Private equity governance is driven by value growth, not just compliance. There’s a 100% focus on realizing major growth in shareholder value, either in the short or long-term. Transformation of the board or C-Suite may be required. Shareholders make decisions which are often made by the board of a public company. e.g. CEO appointment or termination. Change management principles are critical.
Private equity governance has six major differences from many public companies
#1 Private equity governance is driven by realizable value growth, not just compliance. The key is realizable value growth. Private equity will exit at some point, thus value growth is based on what someone will be willing to pay for the shares. Value growth is enabled by three sets of changes: 1) sales growth via acquisitions or organically expanding, such as geographic expansion; 2) improvements in the business model; 3) improvements in the management team.
#2 There’s a 100% focus on realizing major growth in shareholder value. Decision-making is simple when the most important criteria is “How does this impact future shareholder value?” Private equity has the mindset of “Who will buy? Why will they buy? What maximizes the amount they will pay?”

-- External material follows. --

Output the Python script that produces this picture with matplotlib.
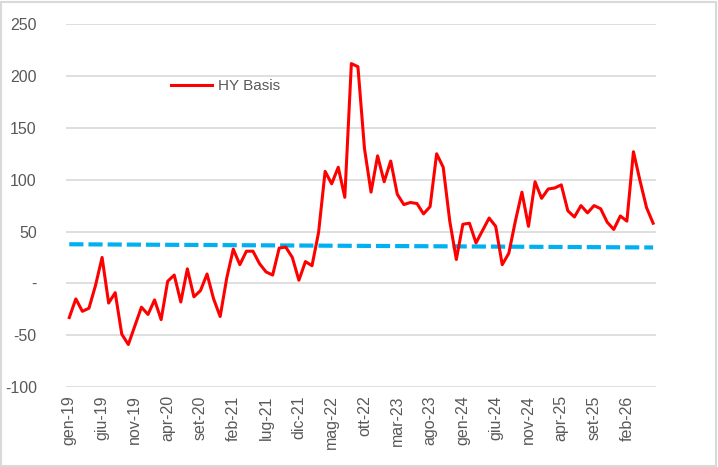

#3 The time frame may be short or long-term. Some private equity firms make “quick fixes” to enable a quick exit with significant increase in shareholder value. Some private equity firms focus on long-term growth and planning for a strong future growth story to be able to attract buyers at exit time. Surveys show that many public company directors focus decision making on the short-term. Many shareholders, including mutual funds, do not have a long-term horizon because they only hold the shares for the short-term.
#4 Transformation of the board or C-Suite may be required. Change starts at the top. Director and C-Suite changes may be made. Many public company transformations fail because the transformation is focused on the bottom layers of the organization, while the top layers are unchanged.
#5 Shareholders make decisions which are often made by the board of a public company. The decisions which have the greatest impact on realizable value are made by private equity: when to sell the company, under what terms and conditions; setting the strategy and approving the strategic plan; appointing or terminating the CEO; and approving major business changes such as entering a new line of business or major changes to financial leverage.
Note that all the above decisions could be made by a public company board of directors. It really comes down to the difference in the people with the authority to make decisions: people on a typical public company board versus private equity decision makers.
#6 Change management principles are critical: the shareholders, board and C-Suite all have a sense of urgency to achieve financial results from a future exit; the core group of shareholders, board and C-Suite have the commitment and authority to make all required changes; the core group and overall business have a commonly understood and clear vision of what the future success looks like; all business decisions are based on achieving the vision; there are short term wins; all hiring and promotion decisions as well as all new projects and initiatives help achieve the new vision; leadership development programs and succession plans help achieve the new vision; and there is regular, perhaps weekly, communications among the shareholders, board and CEO.
The future vision – there is common understanding among private equity, the board and management as what the future company will look like in order to maximize shareholder value, upon exit. Everyone is committed to the strategy, the strategic plan which builds a business model maximizing value creation. This is all built on a thorough understanding of the customer and marketplace.
The above is perhaps the greatest difference from a public company board. A McKinsey survey of company directors showed that many did not understand the strategy, how the company created value, nor the market place.
In order to achieve growth in value, private equity may make changes to: the board, the C-Suite, the strategy, and the strategic plan. How often does the board of an under-performing public company make those same transformational changes?